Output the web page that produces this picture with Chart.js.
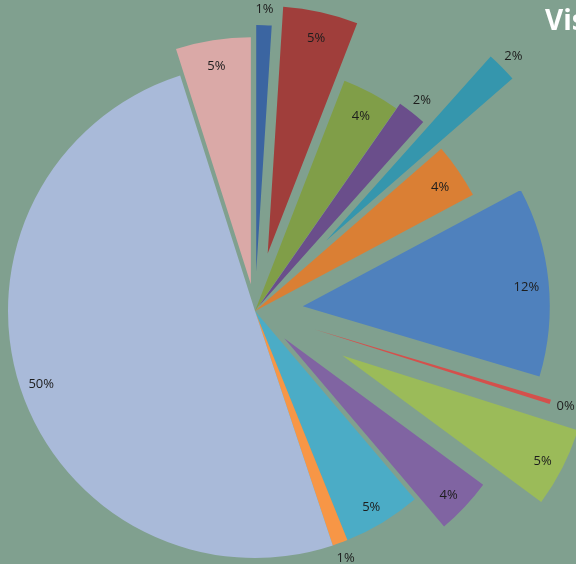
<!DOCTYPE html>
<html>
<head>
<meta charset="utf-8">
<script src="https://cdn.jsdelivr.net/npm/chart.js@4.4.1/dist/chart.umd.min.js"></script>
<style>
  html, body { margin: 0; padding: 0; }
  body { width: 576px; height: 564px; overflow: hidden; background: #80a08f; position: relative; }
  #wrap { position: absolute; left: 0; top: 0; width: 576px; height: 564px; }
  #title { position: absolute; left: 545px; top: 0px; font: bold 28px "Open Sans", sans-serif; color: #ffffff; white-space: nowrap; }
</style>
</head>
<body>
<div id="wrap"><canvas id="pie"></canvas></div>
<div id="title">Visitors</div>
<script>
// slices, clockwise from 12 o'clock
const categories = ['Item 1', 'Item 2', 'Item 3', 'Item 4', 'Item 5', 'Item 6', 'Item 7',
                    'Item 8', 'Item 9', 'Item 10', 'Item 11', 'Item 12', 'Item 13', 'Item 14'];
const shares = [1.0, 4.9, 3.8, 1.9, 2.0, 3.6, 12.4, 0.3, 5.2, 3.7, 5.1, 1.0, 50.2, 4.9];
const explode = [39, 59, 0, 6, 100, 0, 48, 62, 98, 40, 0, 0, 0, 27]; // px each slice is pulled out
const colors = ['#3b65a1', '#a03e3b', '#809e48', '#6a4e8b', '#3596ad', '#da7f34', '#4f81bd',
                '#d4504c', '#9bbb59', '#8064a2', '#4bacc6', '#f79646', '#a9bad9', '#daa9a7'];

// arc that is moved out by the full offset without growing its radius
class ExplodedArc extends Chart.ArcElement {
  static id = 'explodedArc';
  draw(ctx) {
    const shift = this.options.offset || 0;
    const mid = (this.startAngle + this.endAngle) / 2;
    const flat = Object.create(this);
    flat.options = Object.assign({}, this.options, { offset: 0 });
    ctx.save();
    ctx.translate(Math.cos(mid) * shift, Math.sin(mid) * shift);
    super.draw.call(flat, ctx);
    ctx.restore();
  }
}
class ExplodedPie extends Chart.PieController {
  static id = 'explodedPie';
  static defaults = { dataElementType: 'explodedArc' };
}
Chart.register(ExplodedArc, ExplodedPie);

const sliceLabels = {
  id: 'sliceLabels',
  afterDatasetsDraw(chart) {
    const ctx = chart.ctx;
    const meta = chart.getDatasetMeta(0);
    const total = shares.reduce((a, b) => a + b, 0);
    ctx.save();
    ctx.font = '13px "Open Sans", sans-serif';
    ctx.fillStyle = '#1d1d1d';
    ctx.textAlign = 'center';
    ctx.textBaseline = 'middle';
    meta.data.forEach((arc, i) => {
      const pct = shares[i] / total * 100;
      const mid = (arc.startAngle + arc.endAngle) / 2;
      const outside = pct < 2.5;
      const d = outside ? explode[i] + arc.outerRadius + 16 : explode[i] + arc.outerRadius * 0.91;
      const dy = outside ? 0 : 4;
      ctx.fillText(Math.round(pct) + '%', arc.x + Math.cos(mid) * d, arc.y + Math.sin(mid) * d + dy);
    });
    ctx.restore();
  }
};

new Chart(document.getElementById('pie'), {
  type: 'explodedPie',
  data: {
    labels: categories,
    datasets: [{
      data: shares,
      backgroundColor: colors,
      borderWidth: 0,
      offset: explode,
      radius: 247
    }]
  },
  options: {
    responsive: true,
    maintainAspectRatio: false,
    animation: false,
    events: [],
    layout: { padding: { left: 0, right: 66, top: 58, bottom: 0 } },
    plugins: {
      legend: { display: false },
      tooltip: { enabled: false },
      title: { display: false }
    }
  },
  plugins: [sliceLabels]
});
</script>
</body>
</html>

================

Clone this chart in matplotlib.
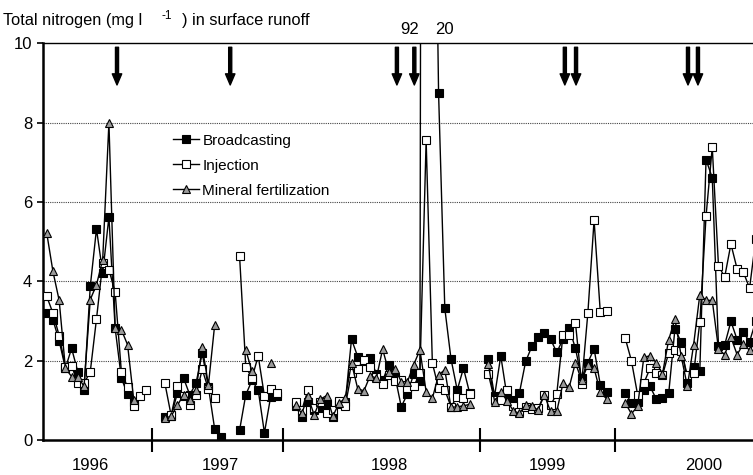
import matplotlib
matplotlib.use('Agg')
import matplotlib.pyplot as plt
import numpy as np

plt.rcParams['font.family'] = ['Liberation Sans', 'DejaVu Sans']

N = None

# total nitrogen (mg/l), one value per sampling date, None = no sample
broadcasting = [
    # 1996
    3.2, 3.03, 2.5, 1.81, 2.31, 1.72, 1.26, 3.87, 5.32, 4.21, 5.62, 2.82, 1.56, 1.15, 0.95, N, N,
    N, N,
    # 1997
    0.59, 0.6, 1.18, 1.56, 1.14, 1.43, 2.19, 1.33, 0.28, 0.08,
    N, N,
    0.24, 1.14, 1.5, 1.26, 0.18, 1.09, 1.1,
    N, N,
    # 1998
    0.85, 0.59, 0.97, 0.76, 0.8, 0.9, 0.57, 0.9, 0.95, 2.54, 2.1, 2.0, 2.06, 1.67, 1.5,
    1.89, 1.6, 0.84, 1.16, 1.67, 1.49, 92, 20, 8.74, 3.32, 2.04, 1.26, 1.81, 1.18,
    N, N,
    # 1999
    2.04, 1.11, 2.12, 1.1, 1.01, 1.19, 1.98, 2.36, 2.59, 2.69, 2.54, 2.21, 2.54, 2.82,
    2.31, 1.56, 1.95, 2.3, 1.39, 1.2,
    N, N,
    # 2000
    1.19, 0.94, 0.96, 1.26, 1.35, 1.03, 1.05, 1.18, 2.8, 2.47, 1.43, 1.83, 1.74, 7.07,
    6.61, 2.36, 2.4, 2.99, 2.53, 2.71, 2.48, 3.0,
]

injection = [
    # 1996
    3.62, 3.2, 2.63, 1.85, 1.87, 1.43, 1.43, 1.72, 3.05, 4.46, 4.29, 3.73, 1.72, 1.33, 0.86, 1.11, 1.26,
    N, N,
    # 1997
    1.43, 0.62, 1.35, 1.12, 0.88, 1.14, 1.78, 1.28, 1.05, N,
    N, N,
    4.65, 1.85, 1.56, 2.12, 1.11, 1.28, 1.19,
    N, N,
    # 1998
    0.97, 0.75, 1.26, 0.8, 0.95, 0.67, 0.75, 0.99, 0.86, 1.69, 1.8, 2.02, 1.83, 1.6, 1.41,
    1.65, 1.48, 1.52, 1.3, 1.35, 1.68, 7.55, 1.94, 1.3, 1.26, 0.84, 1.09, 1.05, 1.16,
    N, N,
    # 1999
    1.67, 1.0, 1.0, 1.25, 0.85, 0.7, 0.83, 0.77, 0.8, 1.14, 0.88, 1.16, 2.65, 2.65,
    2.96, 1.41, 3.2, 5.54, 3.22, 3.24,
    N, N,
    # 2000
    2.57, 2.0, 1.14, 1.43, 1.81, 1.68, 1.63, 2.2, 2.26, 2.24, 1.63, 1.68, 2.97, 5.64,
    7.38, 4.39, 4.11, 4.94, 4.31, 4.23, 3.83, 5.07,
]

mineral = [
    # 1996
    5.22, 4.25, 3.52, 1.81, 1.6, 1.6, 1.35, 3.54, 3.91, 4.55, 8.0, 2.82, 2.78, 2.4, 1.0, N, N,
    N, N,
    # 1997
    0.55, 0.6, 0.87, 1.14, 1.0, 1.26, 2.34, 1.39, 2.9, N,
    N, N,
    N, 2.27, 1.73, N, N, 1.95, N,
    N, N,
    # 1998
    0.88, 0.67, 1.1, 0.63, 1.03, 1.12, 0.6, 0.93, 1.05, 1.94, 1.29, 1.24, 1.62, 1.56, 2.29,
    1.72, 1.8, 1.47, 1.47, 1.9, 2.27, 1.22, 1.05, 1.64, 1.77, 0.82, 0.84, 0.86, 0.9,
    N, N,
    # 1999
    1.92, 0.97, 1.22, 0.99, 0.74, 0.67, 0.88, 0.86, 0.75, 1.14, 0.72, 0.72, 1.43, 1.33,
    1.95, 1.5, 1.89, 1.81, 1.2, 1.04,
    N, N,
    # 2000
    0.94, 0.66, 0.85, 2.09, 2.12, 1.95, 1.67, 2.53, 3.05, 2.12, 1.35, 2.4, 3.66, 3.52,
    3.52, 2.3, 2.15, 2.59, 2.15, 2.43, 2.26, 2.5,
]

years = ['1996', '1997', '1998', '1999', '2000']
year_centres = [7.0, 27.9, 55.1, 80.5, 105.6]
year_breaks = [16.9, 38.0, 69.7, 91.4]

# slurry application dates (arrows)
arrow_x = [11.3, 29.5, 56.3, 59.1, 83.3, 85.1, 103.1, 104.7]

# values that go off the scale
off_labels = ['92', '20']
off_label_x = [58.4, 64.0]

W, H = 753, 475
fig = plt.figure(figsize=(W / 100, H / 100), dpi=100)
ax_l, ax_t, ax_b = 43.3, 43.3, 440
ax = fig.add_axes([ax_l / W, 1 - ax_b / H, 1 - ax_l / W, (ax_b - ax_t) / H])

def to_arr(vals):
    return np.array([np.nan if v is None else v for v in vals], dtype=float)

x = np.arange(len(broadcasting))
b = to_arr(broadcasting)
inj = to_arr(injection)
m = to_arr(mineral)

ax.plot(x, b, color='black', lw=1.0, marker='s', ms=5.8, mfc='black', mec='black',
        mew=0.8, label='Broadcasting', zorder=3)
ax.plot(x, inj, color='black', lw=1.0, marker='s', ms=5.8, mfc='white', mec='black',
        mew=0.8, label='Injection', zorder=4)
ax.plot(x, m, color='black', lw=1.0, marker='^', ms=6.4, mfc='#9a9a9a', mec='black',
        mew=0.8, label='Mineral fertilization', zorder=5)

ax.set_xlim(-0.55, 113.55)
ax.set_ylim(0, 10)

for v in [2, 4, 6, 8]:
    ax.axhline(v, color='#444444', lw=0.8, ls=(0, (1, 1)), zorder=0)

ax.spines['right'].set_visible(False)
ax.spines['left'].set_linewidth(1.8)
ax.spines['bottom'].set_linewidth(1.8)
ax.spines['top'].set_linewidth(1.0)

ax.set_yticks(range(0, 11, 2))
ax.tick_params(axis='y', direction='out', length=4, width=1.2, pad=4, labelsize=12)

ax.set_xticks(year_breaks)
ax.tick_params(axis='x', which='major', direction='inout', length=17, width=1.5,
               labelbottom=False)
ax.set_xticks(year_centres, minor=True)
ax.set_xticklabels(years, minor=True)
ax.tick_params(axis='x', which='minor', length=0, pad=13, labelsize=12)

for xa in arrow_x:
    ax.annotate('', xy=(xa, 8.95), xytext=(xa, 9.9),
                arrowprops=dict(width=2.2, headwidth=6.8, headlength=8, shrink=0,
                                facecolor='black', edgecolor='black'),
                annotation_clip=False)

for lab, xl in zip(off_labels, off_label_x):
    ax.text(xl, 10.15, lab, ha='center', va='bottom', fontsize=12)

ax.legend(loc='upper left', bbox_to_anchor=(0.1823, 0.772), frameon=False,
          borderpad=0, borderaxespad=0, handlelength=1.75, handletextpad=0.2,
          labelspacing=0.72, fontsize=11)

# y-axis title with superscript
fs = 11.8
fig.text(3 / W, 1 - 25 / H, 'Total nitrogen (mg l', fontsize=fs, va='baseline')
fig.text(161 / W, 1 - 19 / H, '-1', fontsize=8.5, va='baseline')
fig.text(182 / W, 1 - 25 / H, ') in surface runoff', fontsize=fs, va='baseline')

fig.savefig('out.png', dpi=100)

================

**Exercise details:** Look above for the line with "Output the web" and the line with "Chart.register(ExplodedArc, ExplodedPie);"; set down those two lines and all lines between them exactly, without pictures and without anything else.

**Finished exercise:**
Output the web page that produces this picture with Chart.js.
<!DOCTYPE html>
<html>
<head>
<meta charset="utf-8">
<script src="https://cdn.jsdelivr.net/npm/chart.js@4.4.1/dist/chart.umd.min.js"></script>
<style>
  html, body { margin: 0; padding: 0; }
  body { width: 576px; height: 564px; overflow: hidden; background: #80a08f; position: relative; }
  #wrap { position: absolute; left: 0; top: 0; width: 576px; height: 564px; }
  #title { position: absolute; left: 545px; top: 0px; font: bold 28px "Open Sans", sans-serif; color: #ffffff; white-space: nowrap; }
</style>
</head>
<body>
<div id="wrap"><canvas id="pie"></canvas></div>
<div id="title">Visitors</div>
<script>
// slices, clockwise from 12 o'clock
const categories = ['Item 1', 'Item 2', 'Item 3', 'Item 4', 'Item 5', 'Item 6', 'Item 7',
                    'Item 8', 'Item 9', 'Item 10', 'Item 11', 'Item 12', 'Item 13', 'Item 14'];
const shares = [1.0, 4.9, 3.8, 1.9, 2.0, 3.6, 12.4, 0.3, 5.2, 3.7, 5.1, 1.0, 50.2, 4.9];
const explode = [39, 59, 0, 6, 100, 0, 48, 62, 98, 40, 0, 0, 0, 27]; // px each slice is pulled out
const colors = ['#3b65a1', '#a03e3b', '#809e48', '#6a4e8b', '#3596ad', '#da7f34', '#4f81bd',
                '#d4504c', '#9bbb59', '#8064a2', '#4bacc6', '#f79646', '#a9bad9', '#daa9a7'];

// arc that is moved out by the full offset without growing its radius
class ExplodedArc extends Chart.ArcElement {
  static id = 'explodedArc';
  draw(ctx) {
    const shift = this.options.offset || 0;
    const mid = (this.startAngle + this.endAngle) / 2;
    const flat = Object.create(this);
    flat.options = Object.assign({}, this.options, { offset: 0 });
    ctx.save();
    ctx.translate(Math.cos(mid) * shift, Math.sin(mid) * shift);
    super.draw.call(flat, ctx);
    ctx.restore();
  }
}
class ExplodedPie extends Chart.PieController {
  static id = 'explodedPie';
  static defaults = { dataElementType: 'explodedArc' };
}
Chart.register(ExplodedArc, ExplodedPie);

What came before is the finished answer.